◆ Stated task
Retype the lines from the first one in the records down to the line containing "import * as echarts from 'echarts';", counting both, and leave out any pictures.

◆ Excerpted records
──────────────────────────────

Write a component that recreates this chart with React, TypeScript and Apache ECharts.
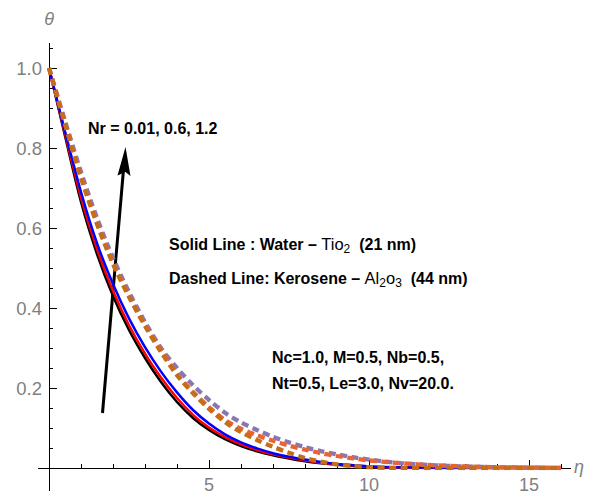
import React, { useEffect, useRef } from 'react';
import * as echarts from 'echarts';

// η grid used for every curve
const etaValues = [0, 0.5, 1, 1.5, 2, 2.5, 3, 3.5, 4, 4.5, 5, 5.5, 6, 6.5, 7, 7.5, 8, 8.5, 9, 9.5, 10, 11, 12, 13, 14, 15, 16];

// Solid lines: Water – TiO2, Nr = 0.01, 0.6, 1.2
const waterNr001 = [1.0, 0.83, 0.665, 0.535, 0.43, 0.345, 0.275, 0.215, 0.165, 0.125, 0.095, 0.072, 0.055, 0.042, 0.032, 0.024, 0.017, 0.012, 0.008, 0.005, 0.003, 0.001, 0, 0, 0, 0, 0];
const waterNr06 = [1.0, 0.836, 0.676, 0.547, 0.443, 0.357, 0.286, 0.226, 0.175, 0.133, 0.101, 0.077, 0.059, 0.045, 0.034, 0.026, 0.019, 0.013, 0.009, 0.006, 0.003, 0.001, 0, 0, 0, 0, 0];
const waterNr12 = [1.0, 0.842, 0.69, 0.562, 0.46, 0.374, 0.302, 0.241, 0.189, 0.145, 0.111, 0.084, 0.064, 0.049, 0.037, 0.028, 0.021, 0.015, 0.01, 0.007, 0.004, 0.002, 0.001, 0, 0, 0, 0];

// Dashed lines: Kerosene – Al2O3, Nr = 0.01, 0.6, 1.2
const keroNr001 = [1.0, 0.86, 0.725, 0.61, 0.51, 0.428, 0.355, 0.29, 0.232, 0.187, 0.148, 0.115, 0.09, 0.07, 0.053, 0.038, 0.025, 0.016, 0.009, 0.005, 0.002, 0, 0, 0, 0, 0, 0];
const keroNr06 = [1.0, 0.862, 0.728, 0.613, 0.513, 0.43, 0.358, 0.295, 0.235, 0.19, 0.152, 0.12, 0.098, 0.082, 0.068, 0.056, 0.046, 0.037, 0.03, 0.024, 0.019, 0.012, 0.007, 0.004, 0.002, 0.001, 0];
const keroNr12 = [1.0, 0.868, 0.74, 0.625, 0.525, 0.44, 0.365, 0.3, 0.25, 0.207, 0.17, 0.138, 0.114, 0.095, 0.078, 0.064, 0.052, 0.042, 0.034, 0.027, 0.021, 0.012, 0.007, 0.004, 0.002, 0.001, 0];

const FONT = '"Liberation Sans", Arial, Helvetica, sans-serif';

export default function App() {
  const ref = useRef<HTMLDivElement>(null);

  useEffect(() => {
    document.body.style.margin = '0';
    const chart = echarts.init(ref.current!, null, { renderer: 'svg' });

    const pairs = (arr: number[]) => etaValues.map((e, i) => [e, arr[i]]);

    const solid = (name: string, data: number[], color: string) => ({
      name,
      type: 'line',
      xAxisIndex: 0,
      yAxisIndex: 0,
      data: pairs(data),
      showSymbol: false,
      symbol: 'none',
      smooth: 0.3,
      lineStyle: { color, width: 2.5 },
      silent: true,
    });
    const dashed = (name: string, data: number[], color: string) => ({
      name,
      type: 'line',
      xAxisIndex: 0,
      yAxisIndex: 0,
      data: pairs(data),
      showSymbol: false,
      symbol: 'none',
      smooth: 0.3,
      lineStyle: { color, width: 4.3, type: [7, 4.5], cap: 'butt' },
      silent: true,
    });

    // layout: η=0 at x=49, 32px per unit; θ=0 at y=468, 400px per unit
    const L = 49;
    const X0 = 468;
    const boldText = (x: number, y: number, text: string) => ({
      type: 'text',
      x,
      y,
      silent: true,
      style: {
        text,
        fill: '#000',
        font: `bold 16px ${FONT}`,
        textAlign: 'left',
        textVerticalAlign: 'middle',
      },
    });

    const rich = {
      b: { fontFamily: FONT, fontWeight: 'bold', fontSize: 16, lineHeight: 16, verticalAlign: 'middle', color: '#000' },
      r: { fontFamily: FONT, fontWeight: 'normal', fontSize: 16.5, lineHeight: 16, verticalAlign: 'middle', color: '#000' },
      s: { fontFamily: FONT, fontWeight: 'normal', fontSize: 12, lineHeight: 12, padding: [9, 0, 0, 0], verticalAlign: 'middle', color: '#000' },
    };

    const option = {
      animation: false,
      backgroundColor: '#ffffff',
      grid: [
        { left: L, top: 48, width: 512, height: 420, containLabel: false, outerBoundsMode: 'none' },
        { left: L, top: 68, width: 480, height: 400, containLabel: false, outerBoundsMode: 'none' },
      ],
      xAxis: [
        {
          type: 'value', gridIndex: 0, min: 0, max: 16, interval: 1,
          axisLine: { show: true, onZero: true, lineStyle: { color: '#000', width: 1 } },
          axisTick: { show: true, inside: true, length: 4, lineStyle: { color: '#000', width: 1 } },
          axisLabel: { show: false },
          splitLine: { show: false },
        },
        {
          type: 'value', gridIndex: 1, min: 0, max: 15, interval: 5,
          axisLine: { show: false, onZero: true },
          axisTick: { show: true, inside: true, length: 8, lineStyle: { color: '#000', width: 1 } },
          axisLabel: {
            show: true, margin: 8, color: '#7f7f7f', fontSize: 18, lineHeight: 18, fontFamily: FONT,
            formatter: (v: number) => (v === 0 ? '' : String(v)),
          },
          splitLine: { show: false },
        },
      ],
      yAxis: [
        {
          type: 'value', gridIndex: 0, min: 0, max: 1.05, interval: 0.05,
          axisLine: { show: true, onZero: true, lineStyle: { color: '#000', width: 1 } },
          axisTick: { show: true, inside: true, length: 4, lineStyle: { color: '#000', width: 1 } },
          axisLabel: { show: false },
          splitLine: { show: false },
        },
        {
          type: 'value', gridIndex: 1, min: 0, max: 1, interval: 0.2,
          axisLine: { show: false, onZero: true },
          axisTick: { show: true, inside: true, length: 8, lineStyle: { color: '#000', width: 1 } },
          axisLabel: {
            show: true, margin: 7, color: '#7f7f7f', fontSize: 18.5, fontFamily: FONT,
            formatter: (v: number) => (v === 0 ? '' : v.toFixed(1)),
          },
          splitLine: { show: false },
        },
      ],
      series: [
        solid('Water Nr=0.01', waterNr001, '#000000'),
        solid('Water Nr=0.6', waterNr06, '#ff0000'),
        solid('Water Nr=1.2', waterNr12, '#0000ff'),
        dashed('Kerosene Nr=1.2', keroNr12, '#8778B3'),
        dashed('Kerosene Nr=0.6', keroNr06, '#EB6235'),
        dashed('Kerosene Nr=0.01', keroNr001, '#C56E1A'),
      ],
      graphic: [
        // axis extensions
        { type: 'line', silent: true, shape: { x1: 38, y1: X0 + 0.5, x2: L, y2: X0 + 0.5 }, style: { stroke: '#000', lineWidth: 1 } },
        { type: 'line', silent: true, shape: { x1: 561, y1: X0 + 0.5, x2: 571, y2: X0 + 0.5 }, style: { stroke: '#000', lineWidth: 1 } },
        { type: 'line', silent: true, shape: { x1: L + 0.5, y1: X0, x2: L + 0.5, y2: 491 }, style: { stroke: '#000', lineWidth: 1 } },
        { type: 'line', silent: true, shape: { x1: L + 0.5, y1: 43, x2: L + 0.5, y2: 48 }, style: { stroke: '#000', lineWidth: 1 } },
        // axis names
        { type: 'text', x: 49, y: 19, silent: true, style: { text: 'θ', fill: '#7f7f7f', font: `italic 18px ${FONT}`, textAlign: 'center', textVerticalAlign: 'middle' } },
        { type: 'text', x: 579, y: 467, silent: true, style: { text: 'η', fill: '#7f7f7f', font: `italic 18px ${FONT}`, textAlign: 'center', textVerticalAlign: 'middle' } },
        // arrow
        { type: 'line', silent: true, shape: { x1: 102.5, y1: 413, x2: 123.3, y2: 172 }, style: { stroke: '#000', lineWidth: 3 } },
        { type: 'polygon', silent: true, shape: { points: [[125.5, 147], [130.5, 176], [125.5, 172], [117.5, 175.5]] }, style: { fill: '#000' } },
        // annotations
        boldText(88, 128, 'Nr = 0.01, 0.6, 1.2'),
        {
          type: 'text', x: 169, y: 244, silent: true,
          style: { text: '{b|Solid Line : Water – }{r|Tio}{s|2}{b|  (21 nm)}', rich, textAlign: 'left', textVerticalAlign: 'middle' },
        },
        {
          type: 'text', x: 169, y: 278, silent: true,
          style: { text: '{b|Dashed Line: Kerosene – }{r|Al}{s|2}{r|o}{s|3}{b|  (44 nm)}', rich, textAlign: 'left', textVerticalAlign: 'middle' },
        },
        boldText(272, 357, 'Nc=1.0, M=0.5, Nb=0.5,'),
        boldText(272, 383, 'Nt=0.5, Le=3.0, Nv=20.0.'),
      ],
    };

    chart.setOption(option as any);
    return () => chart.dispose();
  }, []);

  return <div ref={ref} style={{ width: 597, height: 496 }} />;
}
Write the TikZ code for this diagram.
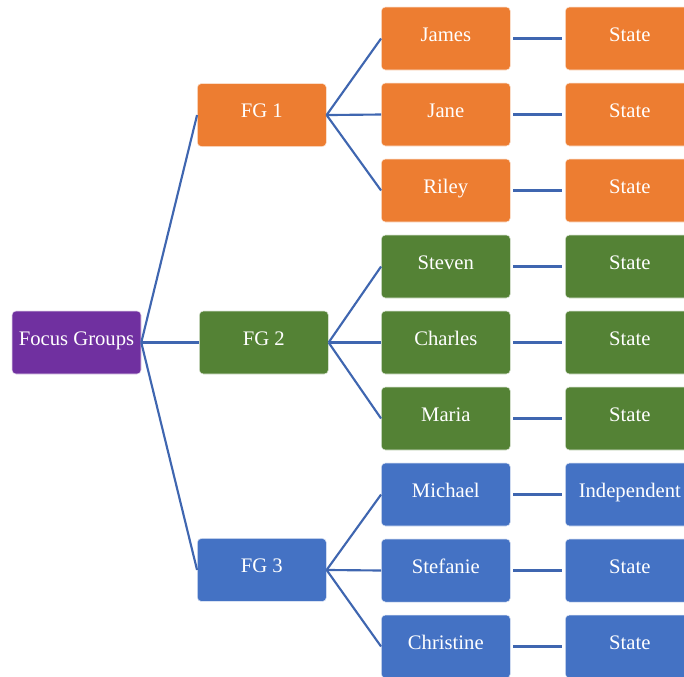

──────────────────────────────

◆ Written answer
Write a component that recreates this chart with React, TypeScript and Apache ECharts.
import React, { useEffect, useRef } from 'react';
import * as echarts from 'echarts';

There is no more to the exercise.